Kui Wang Chen v. Mukasey
This text of 293 F. App'x 482 (Kui Wang Chen v. Mukasey) is published on Counsel Stack Legal Research, covering Court of Appeals for the Ninth Circuit primary law. Counsel Stack provides free access to over 12 million legal documents including statutes, case law, regulations, and constitutions.
Opinion
MEMORANDUM
Kui Wang Chen, a native and citizen of China, petitions for review of the Board of Immigration Appeals’ (“BIA”) order denying his second motion to reopen deportation proceedings. We have jurisdiction under 8 U.S.C. § 1252. We review for abuse of discretion the denial of a motion to reopen, Iturribarria v. INS, 321 F.3d 889, 894 (9th Cir.2003), and we deny the petition for review.
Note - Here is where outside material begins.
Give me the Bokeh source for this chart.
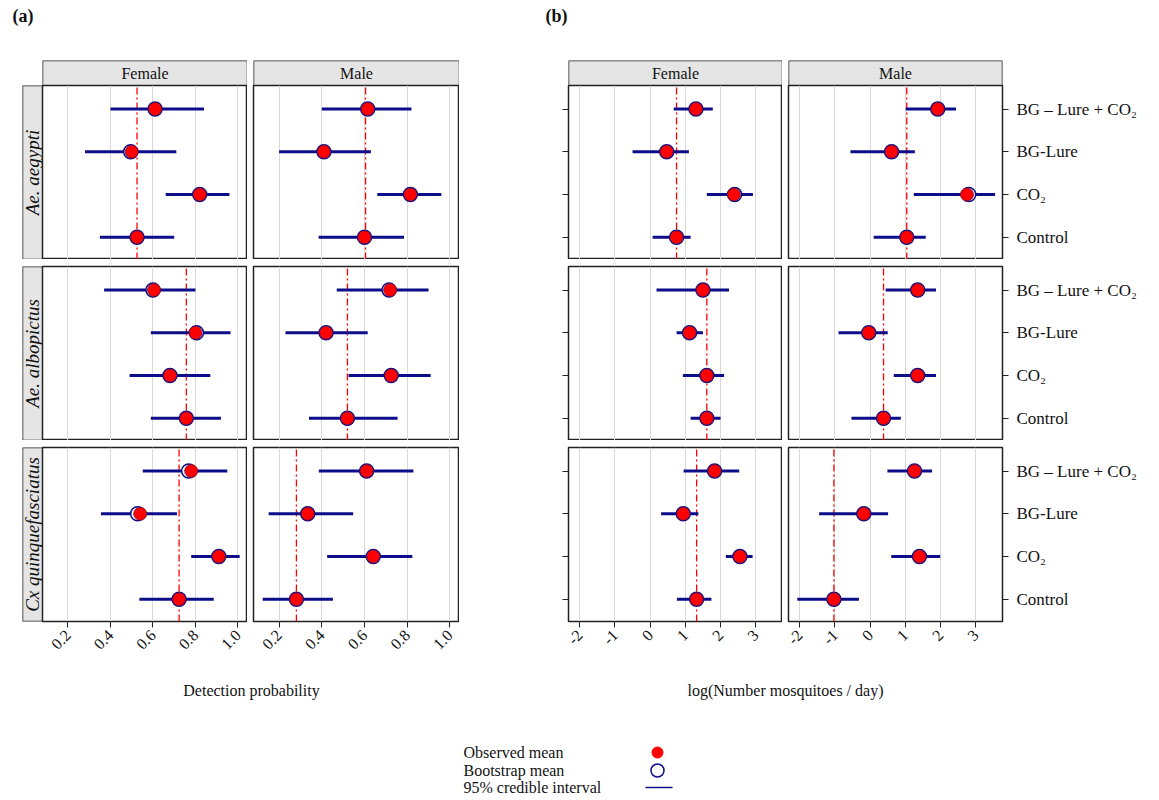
import math
from bokeh.plotting import figure
from bokeh.models import Range1d, FixedTicker, LinearAxis
from bokeh.layouts import row, column
from bokeh.core.properties import value
from bokeh.embed import file_html
from bokeh.resources import INLINE

FONT = "Liberation Serif"
NAVY = "#0d0d8a"

# category order, top to bottom: BG-Lure+CO2, BG-Lure, CO2, Control
treatments = ["BG \u2013 Lure + CO\u2082", "BG-Lure", "CO\u2082", "Control"]
ypos = [4, 3, 2, 1]
species = ["Ae. aegypti", "Ae. albopictus", "Cx quinquefasciatus"]

# (a) detection probability
det_aeg_f = dict(obs=[0.61, 0.50, 0.82, 0.525], boot=[0.61, 0.495, 0.82, 0.525],
                 lo=[0.40, 0.28, 0.66, 0.35], hi=[0.84, 0.71, 0.96, 0.70], line=0.525)
det_aeg_m = dict(obs=[0.615, 0.41, 0.815, 0.60], boot=[0.615, 0.41, 0.815, 0.60],
                 lo=[0.40, 0.20, 0.66, 0.385], hi=[0.82, 0.63, 0.96, 0.785], line=0.605)
det_alb_f = dict(obs=[0.605, 0.80, 0.68, 0.757], boot=[0.60, 0.805, 0.68, 0.757],
                 lo=[0.37, 0.59, 0.49, 0.59], hi=[0.80, 0.965, 0.87, 0.92], line=0.757)
det_alb_m = dict(obs=[0.72, 0.42, 0.725, 0.52], boot=[0.715, 0.42, 0.725, 0.52],
                 lo=[0.47, 0.23, 0.525, 0.34], hi=[0.90, 0.615, 0.91, 0.755], line=0.52)
det_cx_f = dict(obs=[0.78, 0.54, 0.91, 0.723], boot=[0.768, 0.528, 0.91, 0.723],
                lo=[0.552, 0.355, 0.78, 0.536], hi=[0.95, 0.713, 1.008, 0.886], line=0.723)
det_cx_m = dict(obs=[0.61, 0.334, 0.641, 0.281], boot=[0.61, 0.334, 0.641, 0.281],
                lo=[0.386, 0.151, 0.425, 0.123], hi=[0.829, 0.547, 0.824, 0.452], line=0.281)

# (b) log(number mosquitoes / day)
cnt_aeg_f = dict(obs=[1.30, 0.47, 2.38, 0.75], boot=[1.30, 0.47, 2.40, 0.75],
                 lo=[0.67, -0.50, 1.61, 0.07], hi=[1.78, 1.10, 2.92, 1.15], line=0.75)
cnt_aeg_m = dict(obs=[1.92, 0.61, 2.75, 1.04], boot=[1.92, 0.61, 2.80, 1.04],
                 lo=[1.01, -0.56, 1.24, 0.10], hi=[2.44, 1.27, 3.55, 1.58], line=1.04)
cnt_alb_f = dict(obs=[1.50, 1.12, 1.61, 1.61], boot=[1.50, 1.12, 1.61, 1.61],
                 lo=[0.18, 0.75, 0.93, 1.15], hi=[2.24, 1.50, 2.10, 2.00], line=1.61)
cnt_alb_m = dict(obs=[1.35, -0.04, 1.35, 0.38], boot=[1.35, -0.04, 1.35, 0.38],
                 lo=[0.44, -0.90, 0.67, -0.53], hi=[1.87, 0.50, 1.87, 0.87], line=0.38)
cnt_cx_f = dict(obs=[1.83, 0.94, 2.55, 1.32], boot=[1.83, 0.94, 2.55, 1.32],
                lo=[0.95, 0.31, 2.15, 0.76], hi=[2.53, 1.37, 2.91, 1.74], line=1.32)
cnt_cx_m = dict(obs=[1.26, -0.18, 1.40, -1.03], boot=[1.26, -0.18, 1.40, -1.03],
                lo=[0.49, -1.45, 0.60, -2.07], hi=[1.76, 0.51, 1.99, -0.32], line=-1.03)

det_ticks = [0.2, 0.4, 0.6, 0.8, 1.0]
cnt_ticks = [-2, -1, 0, 1, 2, 3]
det_range = (0.08, 1.045)
cnt_range = (-2.32, 3.76)

FH = 174
GAP = 7
BOT = 45


def base(fw, fh, left=0, right=0, top=0, bottom=0, xr=(0, 1), yr=(0, 1)):
    p = figure(frame_width=fw, frame_height=fh, output_backend="svg",
               toolbar_location=None, x_range=Range1d(*xr), y_range=Range1d(*yr),
               min_border_left=left, min_border_right=right,
               min_border_top=top, min_border_bottom=bottom)
    p.axis.visible = False
    p.grid.visible = False
    p.outline_line_color = None
    p.background_fill_color = "white"
    return p


def strip(fw, fh, text, left=0, right=0, top=0, bottom=0, vertical=False):
    p = base(fw, fh, left, right, top, bottom)
    if text is None:
        return p
    p.quad(left=0, right=1, bottom=0, top=1, fill_color="#e5e5e5",
           line_color="#222222", line_width=1.5)
    p.text(x=[0.5], y=[0.5], text=[text], text_align="center", text_baseline="middle",
           angle=math.pi / 2 if vertical else 0, text_font=value(FONT),
           text_font_size="19px" if vertical else "16px",
           text_font_style="italic" if vertical else "normal", text_color="#111111")
    return p


def panel(d, fw, xr, ticks, left=0, right=0, top=0, bottom=0,
          show_x=False, right_labels=False, left_ticks=False):
    p = base(fw, FH, left, right, top, bottom, xr=xr, yr=(0.48, 4.55))
    p.outline_line_color = "#222222"
    p.outline_line_width = 1.5
    p.xgrid.visible = True
    p.xgrid.ticker = FixedTicker(ticks=ticks)
    p.xgrid.grid_line_color = "#d9d9d9"
    p.xgrid.grid_line_width = 1
    p.ygrid.visible = False
    if show_x:
        ax = p.xaxis[0]
        ax.visible = True
        ax.ticker = FixedTicker(ticks=ticks)
        ax.major_label_orientation = math.pi / 4
        ax.major_label_text_font = FONT
        ax.major_label_text_font_size = "16px"
        ax.major_label_text_color = "#111111"
        ax.axis_line_color = None
        ax.major_tick_line_color = "#222222"
        ax.major_tick_out = 6
        ax.major_tick_in = 0
        ax.minor_tick_line_color = None
        ax.major_label_overrides = {t: ("%.1f" % t if isinstance(t, float) else str(t)) for t in ticks}
    if right_labels or left_ticks:
        ya = LinearAxis(ticker=FixedTicker(ticks=ypos),
                        major_label_overrides={y: t for y, t in zip(ypos, treatments)})
        ya.axis_line_color = None
        ya.major_tick_line_color = "#222222"
        ya.major_tick_out = 6
        ya.major_tick_in = 0
        ya.minor_tick_line_color = None
        ya.major_label_text_font = FONT
        ya.major_label_text_font_size = "17px"
        ya.major_label_text_color = "#111111" if right_labels else None
        ya.major_label_standoff = 8
        p.add_layout(ya, "right" if right_labels else "left")
    p.ray(x=[d["line"]], y=[0.48], length=0, angle=math.pi / 2, line_color="red",
          line_width=1.3, line_dash="7 3 2 3")
    p.segment(x0=d["lo"], x1=d["hi"], y0=ypos, y1=ypos, line_color=NAVY, line_width=3)
    p.scatter(x=d["boot"], y=ypos, size=14, fill_color="white", line_color=NAVY, line_width=1.5)
    p.scatter(x=d["obs"], y=ypos, size=13, fill_color="red", line_color="#6a0a3a", line_width=0.8)
    return p


det = [(det_aeg_f, det_aeg_m), (det_alb_f, det_alb_m), (det_cx_f, det_cx_m)]
cnt = [(cnt_aeg_f, cnt_aeg_m), (cnt_alb_f, cnt_alb_m), (cnt_cx_f, cnt_cx_m)]

# top letters
top = base(1150, 60, xr=(0, 1150), yr=(60, 0))
top.text(x=[12, 545], y=[15, 15], text=["(a)", "(b)"], text_baseline="middle",
         text_font=value(FONT), text_font_size="18px", text_font_style="bold",
         text_color="#111111")

strips = row(
    strip(20, 25, None, left=22),
    strip(205, 25, "Female"),
    strip(206, 25, "Male", left=6),
    strip(214, 25, "Female", left=109),
    strip(214, 25, "Male", left=6, right=148),
)

rows = []
for i in range(3):
    t = 0 if i == 0 else GAP
    last = i == 2
    b = BOT if last else 0
    rows.append(row(
        strip(20, FH, species[i], left=22, top=t, bottom=b, vertical=True),
        panel(det[i][0], 205, det_range, det_ticks, top=t, bottom=b, show_x=last),
        panel(det[i][1], 206, det_range, det_ticks, left=6, top=t, bottom=b, show_x=last),
        panel(cnt[i][0], 214, cnt_range, cnt_ticks, left=109, top=t, bottom=b,
              show_x=last, left_ticks=True),
        panel(cnt[i][1], 214, cnt_range, cnt_ticks, left=6, right=148, top=t, bottom=b,
              show_x=last, right_labels=True),
    ))

# axis titles and legend
bot = base(1150, 130, xr=(0, 1150), yr=(130, 0))
bot.text(x=[251, 785], y=[24, 24], text=["Detection probability", "log(Number mosquitoes / day)"],
         text_align="center", text_baseline="middle", text_font=value(FONT),
         text_font_size="16px", text_color="#111111")
legend_labels = ["Observed mean", "Bootstrap mean", "95% credible interval"]
bot.text(x=[463] * 3, y=[86, 104, 121], text=legend_labels, text_baseline="middle",
         text_font=value(FONT), text_font_size="16px", text_color="#111111")
bot.scatter(x=[657], y=[104], size=13, fill_color="white", line_color=NAVY, line_width=1.5)
bot.scatter(x=[657], y=[86], size=11, fill_color="red", line_color="red")
bot.segment(x0=[645], x1=[672], y0=[121], y1=[121], line_color=NAVY, line_width=1.5)

layout = column(top, strips, *rows, bot)
open("out.html", "w").write(file_html(layout, INLINE))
An alien who is subject to a final order of removal is limited to filing one motion to reopen removal proceedings, and that motion must be filed within 90 days of the date of entry of a final order of removal. 8 U.S.C. § 1229a(c)(7)(A), (C)(i); 8 C.F.R. § 1003.2(c)(2). Because Chen’s second motion to reopen was filed beyond the 90 day deadline, the BIA did not abuse its discretion in denying petitioner’s motion to reopen.
We also conclude that the BIA’s denial of the motion to reopen did not violate Chen’s due process rights because he does not allege any error by the BIA. See Lata v. INS, 204 F.3d 1241, 1246 (9th Cir.2000) (“To prevail on a due process challenge ... [a petitioner] must show error and substantial prejudice.”).
Because the time and number bar are dispositive, we de not address Chen’s remaining contentions.
PETITION FOR REVIEW DENIED.
This disposition is not appropriate for publication and is not precedent except as provided by 9th Cir. R. 36-3.